Scan the entries below. List each line with "this".

Data items
▼

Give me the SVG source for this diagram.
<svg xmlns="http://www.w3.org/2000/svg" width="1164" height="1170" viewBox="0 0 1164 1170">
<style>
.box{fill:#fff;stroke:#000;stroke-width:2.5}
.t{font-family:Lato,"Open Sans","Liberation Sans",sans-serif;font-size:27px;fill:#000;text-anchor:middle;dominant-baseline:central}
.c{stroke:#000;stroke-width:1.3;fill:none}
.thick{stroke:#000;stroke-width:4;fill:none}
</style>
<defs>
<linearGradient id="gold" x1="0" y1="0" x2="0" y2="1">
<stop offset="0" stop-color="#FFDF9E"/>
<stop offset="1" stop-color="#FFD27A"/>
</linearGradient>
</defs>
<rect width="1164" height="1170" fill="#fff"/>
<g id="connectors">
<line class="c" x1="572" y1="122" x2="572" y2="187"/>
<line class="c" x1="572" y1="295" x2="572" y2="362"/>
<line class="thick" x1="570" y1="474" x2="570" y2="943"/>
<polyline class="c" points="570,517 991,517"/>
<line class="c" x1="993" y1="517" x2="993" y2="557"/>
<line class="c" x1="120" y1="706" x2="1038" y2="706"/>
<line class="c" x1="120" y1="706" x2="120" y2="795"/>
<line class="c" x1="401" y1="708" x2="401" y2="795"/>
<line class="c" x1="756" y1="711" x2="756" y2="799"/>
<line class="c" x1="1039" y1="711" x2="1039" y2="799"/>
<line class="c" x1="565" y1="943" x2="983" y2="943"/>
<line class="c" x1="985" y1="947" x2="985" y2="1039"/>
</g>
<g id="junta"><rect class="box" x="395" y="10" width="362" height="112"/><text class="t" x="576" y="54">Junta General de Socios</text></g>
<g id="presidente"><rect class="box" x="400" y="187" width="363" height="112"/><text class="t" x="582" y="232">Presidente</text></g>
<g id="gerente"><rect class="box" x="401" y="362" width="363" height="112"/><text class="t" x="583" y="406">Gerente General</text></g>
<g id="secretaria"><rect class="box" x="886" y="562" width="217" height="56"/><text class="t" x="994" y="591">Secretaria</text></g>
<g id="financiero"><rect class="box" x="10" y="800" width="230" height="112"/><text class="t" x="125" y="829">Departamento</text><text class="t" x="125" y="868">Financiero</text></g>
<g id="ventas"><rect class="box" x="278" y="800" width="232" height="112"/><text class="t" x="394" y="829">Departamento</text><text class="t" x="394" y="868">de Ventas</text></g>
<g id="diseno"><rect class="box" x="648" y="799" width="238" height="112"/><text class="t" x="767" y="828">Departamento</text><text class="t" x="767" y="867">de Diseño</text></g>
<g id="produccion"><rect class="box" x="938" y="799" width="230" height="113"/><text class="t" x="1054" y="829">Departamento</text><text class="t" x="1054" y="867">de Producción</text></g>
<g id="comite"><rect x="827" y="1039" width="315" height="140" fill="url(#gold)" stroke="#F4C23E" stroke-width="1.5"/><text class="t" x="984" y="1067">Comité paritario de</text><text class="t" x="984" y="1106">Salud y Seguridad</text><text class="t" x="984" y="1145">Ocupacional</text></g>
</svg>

▲
▼

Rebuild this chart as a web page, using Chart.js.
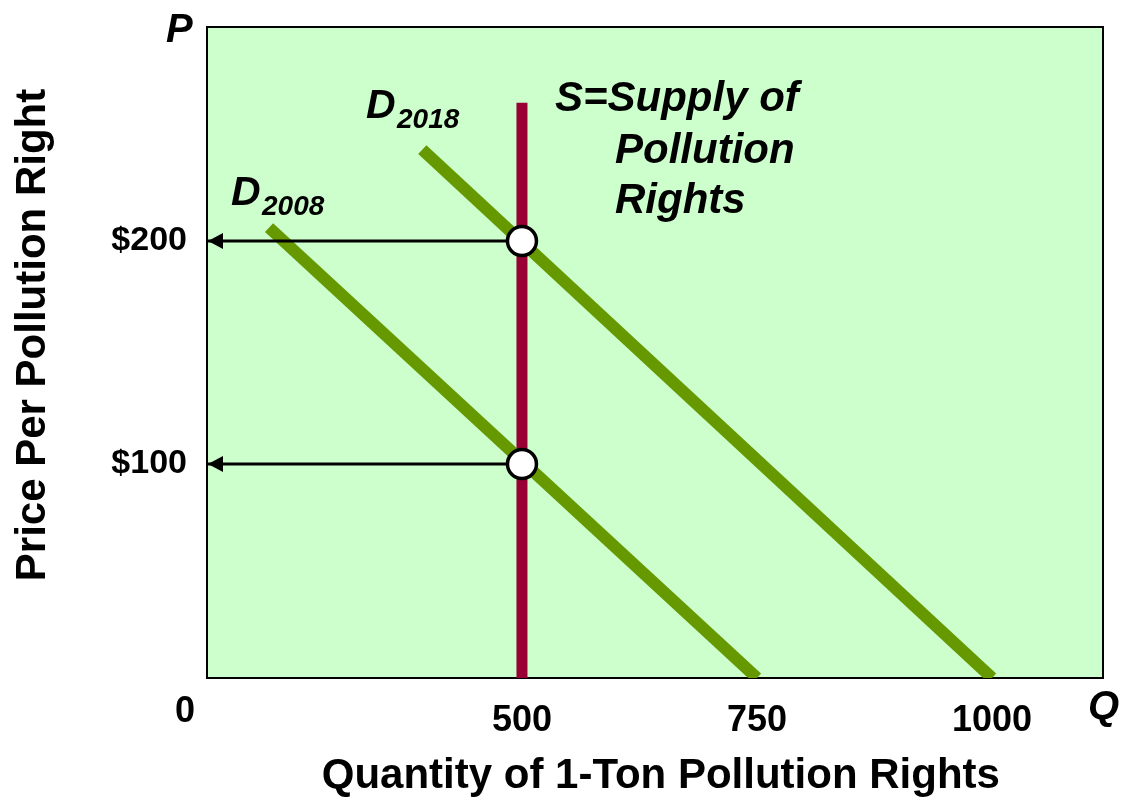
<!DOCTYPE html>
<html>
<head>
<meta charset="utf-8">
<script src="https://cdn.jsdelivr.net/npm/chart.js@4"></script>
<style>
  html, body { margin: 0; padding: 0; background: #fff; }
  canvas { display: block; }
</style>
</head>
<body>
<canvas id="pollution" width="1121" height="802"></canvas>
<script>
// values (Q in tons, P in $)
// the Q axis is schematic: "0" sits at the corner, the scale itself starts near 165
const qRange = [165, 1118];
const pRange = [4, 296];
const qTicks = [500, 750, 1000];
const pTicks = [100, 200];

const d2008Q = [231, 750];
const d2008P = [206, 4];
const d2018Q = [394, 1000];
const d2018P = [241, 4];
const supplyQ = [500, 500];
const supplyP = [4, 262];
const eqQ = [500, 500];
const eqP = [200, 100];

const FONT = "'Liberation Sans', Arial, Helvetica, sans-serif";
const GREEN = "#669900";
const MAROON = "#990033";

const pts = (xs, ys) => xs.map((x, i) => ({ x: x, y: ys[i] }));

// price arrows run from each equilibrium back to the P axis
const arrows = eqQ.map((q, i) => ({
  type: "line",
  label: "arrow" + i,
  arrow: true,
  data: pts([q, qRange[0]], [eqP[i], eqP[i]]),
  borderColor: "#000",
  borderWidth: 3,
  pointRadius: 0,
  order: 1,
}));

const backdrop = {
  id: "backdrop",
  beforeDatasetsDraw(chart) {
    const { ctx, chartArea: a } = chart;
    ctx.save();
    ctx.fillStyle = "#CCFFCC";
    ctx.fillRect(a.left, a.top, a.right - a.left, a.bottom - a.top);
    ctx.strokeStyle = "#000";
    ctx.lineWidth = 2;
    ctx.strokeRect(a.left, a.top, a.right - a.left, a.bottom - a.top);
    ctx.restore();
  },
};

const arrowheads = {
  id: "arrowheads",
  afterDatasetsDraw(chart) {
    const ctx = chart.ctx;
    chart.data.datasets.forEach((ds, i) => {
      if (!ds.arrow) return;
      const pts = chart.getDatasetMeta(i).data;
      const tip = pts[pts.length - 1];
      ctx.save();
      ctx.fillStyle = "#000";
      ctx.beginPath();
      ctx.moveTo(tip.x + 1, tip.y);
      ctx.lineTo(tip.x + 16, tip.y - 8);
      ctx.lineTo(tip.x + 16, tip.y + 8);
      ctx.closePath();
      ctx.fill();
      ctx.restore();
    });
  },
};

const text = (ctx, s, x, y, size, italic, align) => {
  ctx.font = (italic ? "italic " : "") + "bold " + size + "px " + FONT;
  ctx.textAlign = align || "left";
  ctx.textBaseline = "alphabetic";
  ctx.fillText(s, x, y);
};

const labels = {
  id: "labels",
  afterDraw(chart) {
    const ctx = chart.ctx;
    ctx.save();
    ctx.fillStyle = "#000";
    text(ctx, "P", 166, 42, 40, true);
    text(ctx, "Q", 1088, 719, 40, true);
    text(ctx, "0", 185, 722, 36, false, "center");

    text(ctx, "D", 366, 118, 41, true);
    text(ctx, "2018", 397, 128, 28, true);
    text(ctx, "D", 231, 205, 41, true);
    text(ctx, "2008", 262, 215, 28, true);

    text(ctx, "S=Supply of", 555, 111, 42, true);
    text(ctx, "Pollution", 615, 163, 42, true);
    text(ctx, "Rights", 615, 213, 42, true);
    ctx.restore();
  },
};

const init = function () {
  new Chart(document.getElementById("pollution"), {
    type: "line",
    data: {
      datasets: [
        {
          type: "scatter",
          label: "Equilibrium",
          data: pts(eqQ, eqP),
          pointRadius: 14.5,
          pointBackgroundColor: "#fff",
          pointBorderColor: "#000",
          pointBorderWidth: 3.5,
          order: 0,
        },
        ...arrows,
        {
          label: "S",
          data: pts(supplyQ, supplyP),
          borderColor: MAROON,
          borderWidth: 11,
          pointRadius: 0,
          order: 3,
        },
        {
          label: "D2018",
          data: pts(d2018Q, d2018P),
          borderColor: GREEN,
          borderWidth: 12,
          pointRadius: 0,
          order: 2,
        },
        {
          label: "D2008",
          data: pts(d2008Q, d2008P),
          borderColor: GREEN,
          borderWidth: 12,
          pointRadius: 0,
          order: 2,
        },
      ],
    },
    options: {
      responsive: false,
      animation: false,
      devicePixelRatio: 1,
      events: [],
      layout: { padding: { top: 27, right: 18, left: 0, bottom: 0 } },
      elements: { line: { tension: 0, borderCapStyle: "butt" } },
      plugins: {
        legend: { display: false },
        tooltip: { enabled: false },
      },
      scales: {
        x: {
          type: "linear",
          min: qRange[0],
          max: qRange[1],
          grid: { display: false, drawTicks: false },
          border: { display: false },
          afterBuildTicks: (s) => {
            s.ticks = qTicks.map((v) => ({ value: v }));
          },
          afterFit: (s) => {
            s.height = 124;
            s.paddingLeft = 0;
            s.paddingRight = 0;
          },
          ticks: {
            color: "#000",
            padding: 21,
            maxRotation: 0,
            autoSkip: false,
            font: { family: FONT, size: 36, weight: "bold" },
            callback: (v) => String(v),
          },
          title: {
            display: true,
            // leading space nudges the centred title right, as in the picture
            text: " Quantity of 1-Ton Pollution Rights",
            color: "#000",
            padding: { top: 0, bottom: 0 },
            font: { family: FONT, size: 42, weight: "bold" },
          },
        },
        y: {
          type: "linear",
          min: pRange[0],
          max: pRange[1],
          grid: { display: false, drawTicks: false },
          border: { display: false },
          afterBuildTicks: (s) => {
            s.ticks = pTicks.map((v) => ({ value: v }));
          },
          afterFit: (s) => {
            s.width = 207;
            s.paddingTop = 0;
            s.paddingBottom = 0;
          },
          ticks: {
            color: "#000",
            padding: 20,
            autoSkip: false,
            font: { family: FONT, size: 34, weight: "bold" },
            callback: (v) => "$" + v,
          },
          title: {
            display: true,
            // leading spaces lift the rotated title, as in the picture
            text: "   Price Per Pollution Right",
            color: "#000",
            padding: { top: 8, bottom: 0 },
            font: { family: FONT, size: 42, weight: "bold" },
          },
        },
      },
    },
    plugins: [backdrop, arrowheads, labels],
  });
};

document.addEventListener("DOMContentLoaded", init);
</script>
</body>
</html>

▲

Final answer =>
Give me the SVG source for this diagram.
Rebuild this chart as a web page, using Chart.js.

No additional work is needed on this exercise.